M.Tech Research Thesis {Colloquium}: CDS: “An Explainable Adaptive Learning Framework for Brain Tissue Extraction from MRI”

When

22 Dec 25    
4:00 PM - 5:00 PM

Event Type

DEPARTMENT OF COMPUTATIONAL AND DATA SCIENCES
M.Tech Research Thesis Colloquium


Speaker : Mr. Akhil
S.R. Number : 06-18-01-10-22-23-1-23206
Title : “An Explainable Adaptive Learning Framework for Brain Tissue Extraction from MRI”
Research Supervisor : Prof. Debnath Pal
Date & Time : December 22, 2025, 04.00 PM
Venue: The Thesis Colloquium will be held on HYBRID Mode
# 102 CDS Seminar Hall /MICROSOFT TEAMS
Please click on the following link to join the Thesis Colloquium:
MS Teams link


ABSTRACT

While Deep Learning currently dominates neuroimaging, these models suffer from a critical, often overlooked scalability bottleneck: model drift caused by variations in scanner physics and subject positioning, which renders them unstable on unseen datasets. To address this limitation, we adopted a systematic approach in this thesis, moving beyond the limitations of opaque “black box” neural networks to engineer a transparent, patient-diverse solution. Our investigation progressed through a rigorous analysis of failure modes, identifying that early intensity-based methods failed on complex structures where non-brain tissues share the same profile as brain tissue , motivating a shift toward texture-based feature extraction. However, intermediate multi-classifiers trained on central slices proved inadequate, misclassifying valid brain tissue.
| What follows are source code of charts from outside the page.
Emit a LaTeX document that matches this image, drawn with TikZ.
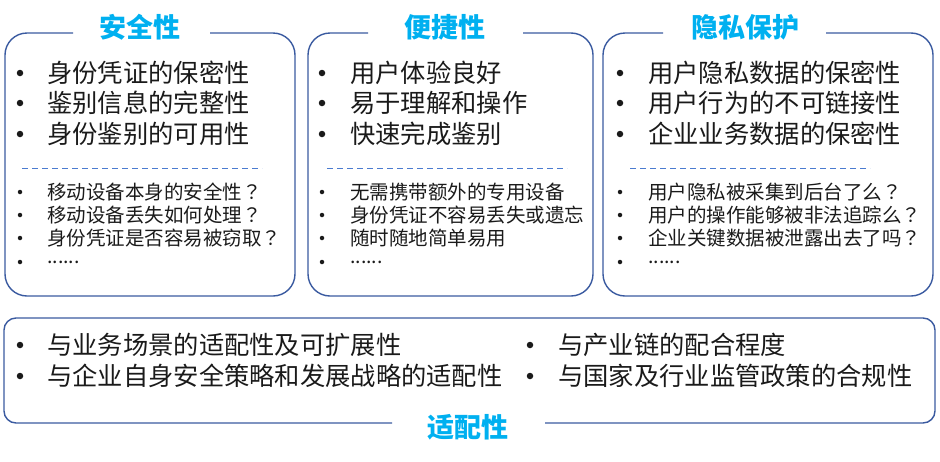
\documentclass[tikz,border=0pt]{standalone}
\usepackage{fontspec}
\setmainfont{Noto Sans CJK SC}
\newfontfamily\tcfont{Noto Sans CJK TC}
\definecolor{titlecyan}{HTML}{00B0F0}
\definecolor{boxblue}{HTML}{3A5AA0}
\definecolor{dashblue}{HTML}{4A7BD0}
\definecolor{txt}{HTML}{1A1A1A}
\newcommand{\mysixdots}{......}
\newcommand{\myq}{{\tcfont ？}}
\tikzset{
  boxline/.style={draw=boxblue, line width=1.4pt},
  sepline/.style={draw=dashblue, line width=1pt, dash pattern=on 6pt off 4pt},
  title/.style={text=titlecyan, font=\fontsize{27}{30}\selectfont\bfseries, inner sep=0pt},
  bigtxt/.style={text=txt, font=\fontsize{25.3}{28}\selectfont, anchor=west, inner sep=0pt},
  smalltxt/.style={text=txt, font=\fontsize{19.5}{22}\selectfont, anchor=west, inner sep=0pt},
  bigdot/.style={circle, fill=txt, inner sep=0pt, minimum size=6.5pt},
  smalldot/.style={circle, fill=txt, inner sep=0pt, minimum size=4.5pt},
}
\begin{document}
\begin{tikzpicture}[x=1pt,y=-1pt]
\useasboundingbox (0,0) rectangle (940,461);
% ---------- box outlines ----------
\draw[boxline, rounded corners=22pt] (210,33) -- (295,33) -- (295,296) -- (5,296) -- (5,33) -- (73,33);
\draw[boxline, rounded corners=22pt] (523,33) -- (593,33) -- (593,296) -- (308,296) -- (308,33) -- (368,33);
\draw[boxline, rounded corners=22pt] (826,33) -- (933,33) -- (933,296) -- (603,296) -- (603,33) -- (663,33);
\draw[boxline, rounded corners=12pt] (392,423) -- (4,423) -- (4,318) -- (935,318) -- (935,423) -- (545,423);
% ---------- titles ----------
\node[title] (t1) at (140,27) {安全性};
\node[title] (t2) at (445,27) {便捷性};
\node[title] (t3) at (745,27) {隐私保护};
\node[title] (t4) at (468,427) {适配性};
% ---------- separators ----------
\coordinate (s1a) at (22,168); \coordinate (s1b) at (262,168);
\coordinate (s2a) at (327,168); \coordinate (s2b) at (567,168);
\coordinate (s3a) at (630,168); \coordinate (s3b) at (870,168);
\draw[sepline] (s1a) -- (s1b);
\draw[sepline] (s2a) -- (s2b);
\draw[sepline] (s3a) -- (s3b);
% ---------- box 1 ----------
\foreach \y/\t [count=\i] in {73/身份凭证的保密性,103/鉴别信息的完整性,134/身份鉴别的可用性}{
  \node[bigdot] (b1d\i) at (20,\y) {};
  \node[bigtxt] (b1t\i) at (47,\y) {\t};
}
\foreach \y/\t [count=\i] in {192/移动设备本身的安全性\myq,215/移动设备丢失如何处理\myq,238/身份凭证是否容易被窃取\myq,262/\mysixdots}{
  \node[smalldot] (s1d\i) at (20,\y) {};
  \node[smalltxt] (s1t\i) at (47,\y) {\t};
}
% ---------- box 2 ----------
\foreach \y/\t [count=\i] in {73/用户体验良好,103/易于理解和操作,134/快速完成鉴别}{
  \node[bigdot] (b2d\i) at (322,\y) {};
  \node[bigtxt] (b2t\i) at (350,\y) {\t};
}
\foreach \y/\t [count=\i] in {192/无需携带额外的专用设备,215/身份凭证不容易丢失或遗忘,238/随时随地简单易用,262/\mysixdots}{
  \node[smalldot] (s2d\i) at (322,\y) {};
  \node[smalltxt] (s2t\i) at (350,\y) {\t};
}
% ---------- box 3 ----------
\foreach \y/\t [count=\i] in {73/用户隐私数据的保密性,103/用户行为的不可链接性,134/企业业务数据的保密性}{
  \node[bigdot] (b3d\i) at (620,\y) {};
  \node[bigtxt] (b3t\i) at (648,\y) {\t};
}
\foreach \y/\t [count=\i] in {192/用户隐私被采集到后台了么\myq,215/用户的操作能够被非法追踪么\myq,238/企业关键数据被泄露出去了吗\myq,262/\mysixdots}{
  \node[smalldot] (s3d\i) at (620,\y) {};
  \node[smalltxt] (s3t\i) at (648,\y) {\t};
}
% ---------- bottom box ----------
\foreach \y/\t [count=\i] in {345/与业务场景的适配性及可扩展性,376/与企业自身安全策略和发展战略的适配性}{
  \node[bigdot] (b4d\i) at (20,\y) {};
  \node[bigtxt] (b4t\i) at (47,\y) {\t};
}
\foreach \y/\t [count=\i] in {345/与产业链的配合程度,376/与国家及行业监管政策的合规性}{
  \node[bigdot] (b5d\i) at (530,\y) {};
  \node[bigtxt] (b5t\i) at (558,\y) {\t};
}
\end{tikzpicture}
\end{document}
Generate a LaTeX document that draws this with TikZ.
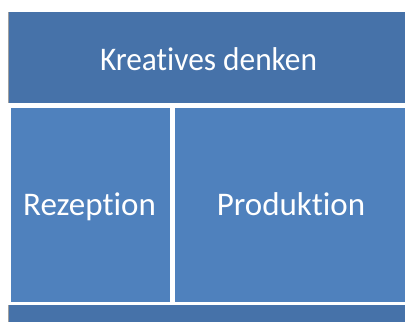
\documentclass[tikz,border=0pt]{standalone}
\usepackage{fontspec}
\setmainfont[Ligatures=NoCommon]{Carlito}
\definecolor{topblue}{HTML}{4672A9}
\definecolor{boxblue}{HTML}{4F81BD}
\definecolor{edgegrey}{HTML}{A0A0A0}
\begin{document}
\begin{tikzpicture}[x=1pt,y=-1pt,
  lbl/.style={text=white,font=\fontsize{33}{36}\selectfont,inner sep=0pt,anchor=base}]
\useasboundingbox[fill=white] (0,0) rectangle (405,322);
\fill[topblue] (8,12) rectangle (405,103);
\fill[boxblue] (11,108) rectangle (170,302);
\fill[boxblue] (175,108) rectangle (405,302);
\fill[topblue] (8,305) rectangle (405,322);
\draw[edgegrey,line width=1pt] (8.5,12) -- (8.5,103);
\draw[edgegrey,line width=1pt] (8.5,305) -- (8.5,322);
\node[lbl,xscale=0.95] (kd) at (208.5,70) {Kreatives denken};
\node[lbl] (rz) at (89.5,215.5) {Rezeption};
\node[lbl] (pr) at (291,215.5) {Produktion};
\end{tikzpicture}
\end{document}
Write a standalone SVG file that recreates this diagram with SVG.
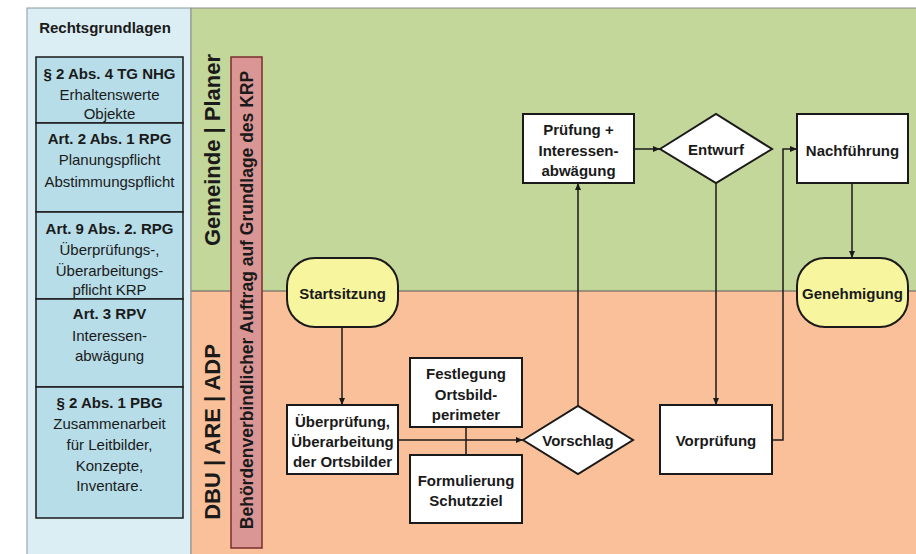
<svg xmlns="http://www.w3.org/2000/svg" width="916" height="554" viewBox="0 0 916 554">
<defs>
<marker id="arr" markerWidth="8" markerHeight="8" refX="7" refY="4" orient="auto" markerUnits="userSpaceOnUse">
<path d="M0,1 L7,4 L0,7 z" fill="#1a1a1a"/>
</marker>
<style>
.t{font-family:"Liberation Sans",Arial,sans-serif;fill:#1a1a1a;text-anchor:middle;dominant-baseline:central}
.b{font-weight:bold}
.law{fill:#b7dde8;stroke:#1a1a1a;stroke-width:1.5}
.box{fill:#ffffff;stroke:#1a1a1a;stroke-width:2}
.term{fill:#f8f59f;stroke:#1a1a1a;stroke-width:2}
.c{fill:none;stroke:#1a1a1a;stroke-width:1.5}
.lane{font-size:22px}
.p{font-size:15px}
</style>
</defs>
<rect width="916" height="554" fill="#ffffff"/>
<g id="lanes">
<rect x="27" y="8" width="164" height="550" fill="#dbeef4" stroke="#8a9a9e" stroke-width="1"/>
<rect x="191" y="8" width="725" height="283" fill="#c4d79b"/>
<rect x="191" y="291" width="725" height="263" fill="#f9c099"/>
<line x1="191" y1="291" x2="916" y2="291" stroke="#5a5a5a" stroke-width="1"/>
<line x1="191" y1="8" x2="916" y2="8" stroke="#8a8a8a" stroke-width="1"/>
<line x1="191" y1="8" x2="191" y2="554" stroke="#8a8a8a" stroke-width="1"/>
<text class="t b lane" transform="translate(212,150) rotate(-90)">Gemeinde | Planer</text>
<text class="t b lane" transform="translate(212,432) rotate(-90)">DBU | ARE | ADP</text>
</g>
<g id="legal">
<text class="t b" x="105" y="27" font-size="15">Rechtsgrundlagen</text>
<g id="law1">
<rect class="law" x="36" y="57" width="147" height="66"/>
<text class="t b p" x="109.5" y="73">§ 2 Abs. 4 TG NHG</text>
<text class="t p" x="109.5" y="94">Erhaltenswerte</text>
<text class="t p" x="109.5" y="113">Objekte</text>
</g>
<g id="law2">
<rect class="law" x="36" y="123" width="147" height="89"/>
<text class="t b p" x="109.5" y="138">Art. 2 Abs. 1 RPG</text>
<text class="t p" x="109.5" y="159">Planungspflicht</text>
<text class="t p" x="109.5" y="181">Abstimmungspflicht</text>
</g>
<g id="law3">
<rect class="law" x="36" y="212" width="147" height="87"/>
<text class="t b p" x="109.5" y="228">Art. 9 Abs. 2. RPG</text>
<text class="t p" x="109.5" y="249">Überprüfungs-,</text>
<text class="t p" x="109.5" y="270">Überarbeitungs-</text>
<text class="t p" x="109.5" y="289">pflicht KRP</text>
</g>
<g id="law4">
<rect class="law" x="36" y="299" width="147" height="88"/>
<text class="t b p" x="109.5" y="313">Art. 3 RPV</text>
<text class="t p" x="109.5" y="335">Interessen-</text>
<text class="t p" x="109.5" y="355">abwägung</text>
</g>
<g id="law5">
<rect class="law" x="36" y="387" width="147" height="131"/>
<text class="t b p" x="109.5" y="402">§ 2 Abs. 1 PBG</text>
<text class="t p" x="109.5" y="423">Zusammenarbeit</text>
<text class="t p" x="109.5" y="444">für Leitbilder,</text>
<text class="t p" x="109.5" y="465">Konzepte,</text>
<text class="t p" x="109.5" y="485">Inventare.</text>
</g>
</g>
<g id="mandate">
<rect x="231" y="57" width="31" height="491" fill="#da9694" stroke="#7a2e2c" stroke-width="1.5"/>
<text class="t b" font-size="17.5" transform="translate(247,300) rotate(-90)">Behördenverbindlicher Auftrag auf Grundlage des KRP</text>
</g>
<g id="connectors">
<path class="c" d="M342 327 V405" marker-end="url(#arr)"/>
<path class="c" d="M398 440 H523" marker-end="url(#arr)"/>
<path class="c" d="M466 427 V455"/>
<path class="c" d="M578 406 V183" marker-end="url(#arr)"/>
<path class="c" d="M634 149 H660" marker-end="url(#arr)"/>
<path class="c" d="M716 183 V405" marker-end="url(#arr)"/>
<path class="c" d="M772 440 H783 V149 H797" marker-end="url(#arr)"/>
<path class="c" d="M852 183 V258" marker-end="url(#arr)"/>
</g>
<g id="startsitzung">
<rect class="term" x="287" y="258" width="111" height="69" rx="28"/>
<text class="t b p" x="342.5" y="293">Startsitzung</text>
</g>
<g id="ueberpruefung">
<rect class="box" x="287" y="405" width="111" height="69"/>
<text class="t b p" x="342.5" y="421">Überprüfung,</text>
<text class="t b p" x="342.5" y="441">Überarbeitung</text>
<text class="t b p" x="342.5" y="461">der Ortsbilder</text>
</g>
<g id="festlegung">
<rect class="box" x="410" y="358" width="112" height="69"/>
<text class="t b p" x="466" y="373">Festlegung</text>
<text class="t b p" x="466" y="394">Ortsbild-</text>
<text class="t b p" x="466" y="414">perimeter</text>
</g>
<g id="formulierung">
<rect class="box" x="410" y="455" width="112" height="68"/>
<text class="t b p" x="466" y="480">Formulierung</text>
<text class="t b p" x="466" y="500">Schutzziel</text>
</g>
<g id="vorschlag">
<polygon class="box" points="523,440 578,406 633,440 578,474"/>
<text class="t b p" x="578" y="440">Vorschlag</text>
</g>
<g id="pruefung">
<rect class="box" x="523" y="114" width="111" height="69"/>
<text class="t b p" x="578.5" y="129">Prüfung +</text>
<text class="t b p" x="578.5" y="150">Interessen-</text>
<text class="t b p" x="578.5" y="170">abwägung</text>
</g>
<g id="entwurf">
<polygon class="box" points="660,149 716,114 772,149 716,183"/>
<text class="t b p" x="716" y="149">Entwurf</text>
</g>
<g id="vorpruefung">
<rect class="box" x="660" y="405" width="112" height="69"/>
<text class="t b p" x="716" y="440">Vorprüfung</text>
</g>
<g id="nachfuehrung">
<rect class="box" x="797" y="114" width="111" height="69"/>
<text class="t b p" x="852.5" y="150">Nachführung</text>
</g>
<g id="genehmigung">
<rect class="term" x="797" y="258" width="111" height="69" rx="28"/>
<text class="t b p" x="852.5" y="293">Genehmigung</text>
</g>
</svg>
These key learnings allowed a refinement of the approach to an adaptive learning framework centered on a “Smart Anchor” strategy that dynamically selects the optimal reference slice rather than assuming a fixed centre. By incorporating robust preprocessing and post-processing techniques for inter-slice consistency and a Two-Specialist strategy that decouples core identification from boundary refinement, we eliminated error propagation while ensuring interpretability. This systematic development yielded a robust pipeline that achieves a Dice score of 93 ± 2%, demonstrating a high-accuracy, clinically scalable brain tissue extraction technique through reproducible design that allows explainability.